What can pop music do? Almost nothing, you might think … and yet. In my 1994 book about U2, “Race of Angels”, faced finally with this question, I concluded that it all came down to a moment of solitude in the universal city, confronted by the constructed version of reality smoothly excluding the created reality behind. And at the centre of this hard-centred nothingness, the human “I” sits” pointless and bereft, at the end of what Springsteen called “the hard-earned day”. And then, out of the murk of noise and knowing nonsense emerges a word, a phrase, a sound, something that causes the constructed version of reality to dissolve, even if only momentarily, to lay bare the truth of the human relationship with the created universe. Great music, of any kind, involves the creation of a soundtrack in which the citizen may hope to hear, at those moments of near-despair when manmade reality reaches the outer of its plausibility, something to refer him to the broader canvas. This is all we can expect of U2. It is a lot to ask but not too much. We would not be talking about this at all if the band had not already shown itself capable of surprise.
But, because they are sometimes caught up in a game of survival, in the constant effort to cling to their place in the constructed reality, they forget, or fudge, or let it go until the moment is more auspicious. And this turns the promise into a living lie.
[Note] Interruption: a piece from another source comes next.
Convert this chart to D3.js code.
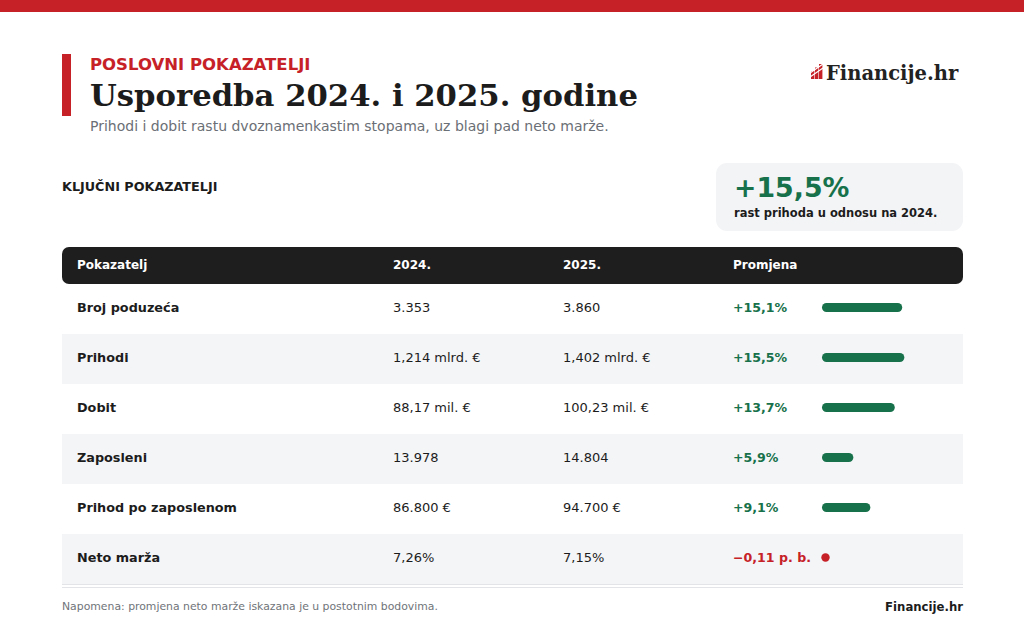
<!DOCTYPE html>
<html>
<head>
<meta charset="utf-8">
<script src="https://cdn.jsdelivr.net/npm/d3@7"></script>
<style>
  body { margin: 0; background: #fff; }
  svg { display: block; font-family: 'DejaVu Sans', sans-serif; }
</style>
</head>
<body>
<svg id="chart" width="1024" height="640"></svg>
<script>
// data
var indicators = ['Broj poduzeća', 'Prihodi', 'Dobit', 'Zaposleni', 'Prihod po zaposlenom', 'Neto marža'];
var values2024 = ['3.353', '1,214 mlrd. €', '88,17 mil. €', '13.978', '86.800 €', '7,26%'];
var values2025 = ['3.860', '1,402 mlrd. €', '100,23 mil. €', '14.804', '94.700 €', '7,15%'];
var changeLabels = ['+15,1%', '+15,5%', '+13,7%', '+5,9%', '+9,1%', '\u22120,11 p. b.'];
var changeValues = [15.1, 15.5, 13.7, 5.9, 9.1, -0.11];
var headers = ['Pokazatelj', '2024.', '2025.', 'Promjena'];

var red = '#c62127', green = '#17714a', dark = '#1c1c1c';

var svg = d3.select('#chart');

// top strip + accent
svg.append('rect').attr('x', 0).attr('y', 0).attr('width', 1024).attr('height', 12).attr('fill', red);
svg.append('rect').attr('x', 62).attr('y', 54).attr('width', 9).attr('height', 62).attr('fill', red);

svg.append('text').attr('x', 90).attr('y', 70)
	.attr('font-size', 16.5).attr('font-weight', 'bold').attr('fill', red)
	.text('POSLOVNI POKAZATELJI');
svg.append('text').attr('x', 90).attr('y', 106)
	.attr('font-family', 'DejaVu Serif, serif').attr('font-size', 30.7).attr('font-weight', 'bold').attr('fill', dark)
	.text('Usporedba 2024. i 2025. godine');
svg.append('text').attr('x', 90).attr('y', 131)
	.attr('font-size', 14).attr('fill', '#6b6f76')
	.text('Prihodi i dobit rastu dvoznamenkastim stopama, uz blagi pad neto marže.');

// logo
var logo = svg.append('g').attr('transform', 'translate(811,64)');
[[0, 7], [4, 3.5], [8, 0]].forEach(function(b) {
	logo.append('rect').attr('x', b[0]).attr('y', b[1]).attr('width', 3.4).attr('height', 15 - b[1]).attr('fill', red);
});
logo.append('path').attr('d', 'M-1 9 L12 0 M-1 13 L12 4').attr('stroke', '#fff').attr('stroke-width', 1.2);
svg.append('text').attr('x', 826).attr('y', 80)
	.attr('font-family', 'DejaVu Serif, serif').attr('font-size', 19.5).attr('font-weight', 'bold').attr('fill', '#222')
	.text('Financije.hr');

// section label
svg.append('text').attr('x', 62).attr('y', 191)
	.attr('font-size', 12.75).attr('font-weight', 'bold').attr('fill', dark)
	.text('KLJUČNI POKAZATELJI');

// KPI box
svg.append('rect').attr('x', 716).attr('y', 163).attr('width', 247).attr('height', 68).attr('rx', 11).attr('fill', '#f3f4f6');
svg.append('text').attr('x', 734).attr('y', 197)
	.attr('font-size', 26.8).attr('font-weight', 'bold').attr('fill', green)
	.text('+' + d3.format('.1f')(changeValues[1]).replace('.', ',') + '%');
svg.append('text').attr('x', 734).attr('y', 217)
	.attr('font-size', 11.5).attr('font-weight', 'bold').attr('fill', dark)
	.text('rast prihoda u odnosu na 2024.');

// table
var tableLeft = 62, tableRight = 963, headTop = 247, headH = 37, rowH = 50;
var colX = [77, 393, 563, 733];

svg.append('rect').attr('x', tableLeft).attr('y', headTop).attr('width', tableRight - tableLeft).attr('height', headH)
	.attr('rx', 7).attr('fill', '#1e1e1e');
svg.selectAll('.head').data(headers).enter().append('text')
	.attr('x', function(d, i) { return colX[i]; })
	.attr('y', headTop + 22)
	.attr('font-size', 12).attr('font-weight', 'bold').attr('fill', '#fff')
	.text(function(d) { return d; });

var yScale = d3.scaleBand().domain(indicators).range([headTop + headH, headTop + headH + rowH * indicators.length]);
var xBar = d3.scaleLinear().domain([0, 16]).range([0, 85]);

var rows = svg.selectAll('.row').data(indicators).enter().append('g')
	.attr('transform', function(d) { return 'translate(0,' + yScale(d) + ')'; });

rows.append('rect').attr('x', tableLeft).attr('width', tableRight - tableLeft).attr('height', yScale.bandwidth())
	.attr('fill', function(d, i) { return i % 2 ? '#f4f5f7' : '#fff'; });

var mid = yScale.bandwidth() / 2 + 2.5;
rows.append('text').attr('x', colX[0]).attr('y', mid)
	.attr('font-size', 12.8).attr('font-weight', 'bold').attr('fill', dark)
	.text(function(d) { return d; });
rows.append('text').attr('x', colX[1]).attr('y', mid)
	.attr('font-size', 13).attr('fill', dark)
	.text(function(d, i) { return values2024[i]; });
rows.append('text').attr('x', colX[2]).attr('y', mid)
	.attr('font-size', 13).attr('fill', dark)
	.text(function(d, i) { return values2025[i]; });
rows.append('text').attr('x', colX[3]).attr('y', mid)
	.attr('font-size', 12.6).attr('font-weight', 'bold')
	.attr('fill', function(d, i) { return changeValues[i] < 0 ? red : green; })
	.text(function(d, i) { return changeLabels[i]; });

rows.each(function(d, i) {
	var g = d3.select(this), v = changeValues[i], cy = yScale.bandwidth() / 2 - 1.5;
	if (v >= 0) {
		g.append('rect').attr('x', 822).attr('y', cy - 4.5).attr('width', xBar(v)).attr('height', 9)
			.attr('rx', 4.5).attr('fill', green);
	} else {
		g.append('circle').attr('cx', 825.5).attr('cy', cy).attr('r', 4.2).attr('fill', red);
	}
});

var tableBottom = yScale.range()[1];
svg.append('line').attr('x1', tableLeft).attr('x2', tableRight).attr('y1', tableBottom + 0.5).attr('y2', tableBottom + 0.5)
	.attr('stroke', '#e2e4e8');
svg.append('line').attr('x1', tableLeft).attr('x2', tableRight).attr('y1', tableBottom + 3.5).attr('y2', tableBottom + 3.5)
	.attr('stroke', '#e2e4e8');

// footer
svg.append('text').attr('x', 62).attr('y', 610)
	.attr('font-size', 10.85).attr('fill', '#707479')
	.text('Napomena: promjena neto marže iskazana je u postotnim bodovima.');
svg.append('text').attr('x', 963).attr('y', 611).attr('text-anchor', 'end')
	.attr('font-size', 11.7).attr('font-weight', 'bold').attr('fill', dark)
	.text('Financije.hr');
</script>
</body>
</html>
But, in this album, they, or perhaps that should be “he” … Bono, seems to be mindful all the time of this mission to subvert what is supposed to be. He is singing better than ever before and seems again to be at home in the sound the rest of the band are creating around him. His words ring true again. This, from the title track. “I know a girl with a hole in her heart/She said infinity is a great place to start/Oh oh oh oh oh oh oh/She said “Time is irrelevant, it’s not linear/Then she put her tongue in my ear/Oh oh oh oh oh oh oh”. U2’s mission, as much as it has been about taking the secular world face to face with the sacred, has been about reminding us that we are both spirit and flesh.
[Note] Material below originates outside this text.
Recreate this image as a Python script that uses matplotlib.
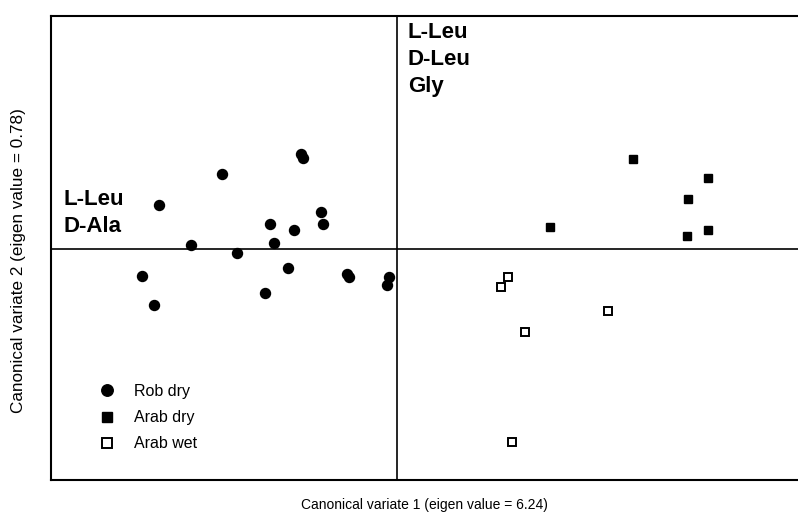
import numpy as np
import matplotlib
matplotlib.use("Agg")
import matplotlib.pyplot as plt

plt.rcParams['font.family'] = ['Liberation Sans', 'DejaVu Sans']

# canonical variate scores per group (CV1, CV2)
rob_dry_x = [-4.76, -3.50, -1.92, -1.88, -4.12, -3.20, -2.54, -2.46, -2.06, -1.52,
             -1.48, -5.10, -4.86, -2.18, -2.64, -1.00, -0.96, -0.16, -0.20]
rob_dry_y = [0.88, 1.50, 1.90, 1.82, 0.08, -0.08, 0.50, 0.12, 0.38, 0.74,
             0.50, -0.54, -1.12, -0.38, -0.88, -0.50, -0.56, -0.56, -0.72]

arab_dry_x = [4.72, 6.22, 5.82, 3.06, 5.80, 6.22]
arab_dry_y = [1.80, 1.42, 1.00, 0.44, 0.26, 0.38]

arab_wet_x = [2.22, 2.08, 4.22, 2.56, 2.30]
arab_wet_y = [-0.56, -0.76, -1.24, -1.66, -3.86]

# amino acids loading on each side
left_labels = ["L-Leu", "D-Ala"]
right_labels = ["L-Leu", "D-Leu", "Gly"]

fig = plt.figure(figsize=(7.98, 5.17), dpi=100)
ax = fig.add_axes([0.0639, 0.0716, 0.9361, 0.8984])

ax.plot(rob_dry_x, rob_dry_y, 'o', color='black', markersize=7.2,
        linestyle='none', label='Rob dry')
ax.plot(arab_dry_x, arab_dry_y, 's', color='black', markersize=6.3,
        linestyle='none', label='Arab dry')
ax.plot(arab_wet_x, arab_wet_y, 's', markerfacecolor='white',
        markeredgecolor='black', markeredgewidth=1.4, markersize=6.0,
        linestyle='none', label='Arab wet')

ax.axhline(0, color='black', linewidth=1.2, zorder=0)
ax.axvline(0, color='black', linewidth=1.2, zorder=0)

ax.set_xlim(-6.92, 8.02)
ax.set_ylim(-4.62, 4.67)
ax.set_xticks([])
ax.set_yticks([])
for side in ['left', 'top', 'bottom']:
    ax.spines[side].set_linewidth(1.5)
ax.spines['right'].set_visible(False)

for i, lab in enumerate(left_labels):
    ax.text(-6.66, 0.98 - 0.54 * i, lab, fontsize=16, fontweight='bold',
            ha='left', va='center')
for i, lab in enumerate(right_labels):
    ax.text(0.22, 4.34 - 0.54 * i, lab, fontsize=16, fontweight='bold',
            ha='left', va='center')

ax.legend(loc='center left', bbox_to_anchor=(0.0643, 0.134), frameon=False,
          fontsize=11.5, handlelength=1.0, handletextpad=1.2,
          labelspacing=0.70, borderpad=0, borderaxespad=0, markerscale=1.15)

fig.text(424 / 798, 1 - 505 / 517, "Canonical variate 1 (eigen value = 6.24)",
         fontsize=10, ha='center', va='center')
fig.text(19 / 798, 1 - 261 / 517, "Canonical variate 2 (eigen value = 0.78)",
         fontsize=12.3, ha='center', va='center', rotation=90)

fig.savefig("out.png", dpi=100)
Or this, from “Magnificent”: “I was born/I was born to sing for you /I didn’t have a choice but to lift you up /And sing whatever song you wanted me to/I give you back my voice/From the womb my first cry, it was a joyful noise…”.
Or this, from the subline “Moment of Surrender”: “I’ve been in every black hole/At the altar of the dark star/My body’s now a begging bowl/That’s begging to get back, begging to get back/To my hear/To the rhythm of my soul/To the rhythm of my unconsciousness/To the rhythm that yearns/To be released from control”.
It is at this level, that this album deserves to be assessed. And yet it also the case that this album can be described without reference to the virtues of individual songs. Like its tremendous predecessors, “The Joshua Tree” and “Achtung Baby”, it has a wholeness that owes as much to mood as to playing, lyrics or sonic integrity. U2 have only briefly, in the middle phase, been about songs. Really they have in recent times been about a Proustian rampage through the debris of a music that happens too quickly for clarity, excavating pieces that seemed like they might have contained something more than they suggested first time around. In these tracks, you keep hearing snatches of elusive allusiveness that take you to a deeper level of memory, but somehow redeemed through a filter that acknowledged and applies a deeper sense of what the human heart desires.
In one sense, U2 have squandered a decade casting around for a direction that would not compromise their commercial position until it seemed they would eventually have to risk frittering away their audience to complete their mission. For a long time it has seemed the band was running on the spot, standing still while suggesting radical movement, lost in time and space with no clue what to do next. With this album U2 have started to move again, to begin a further step into the improbable.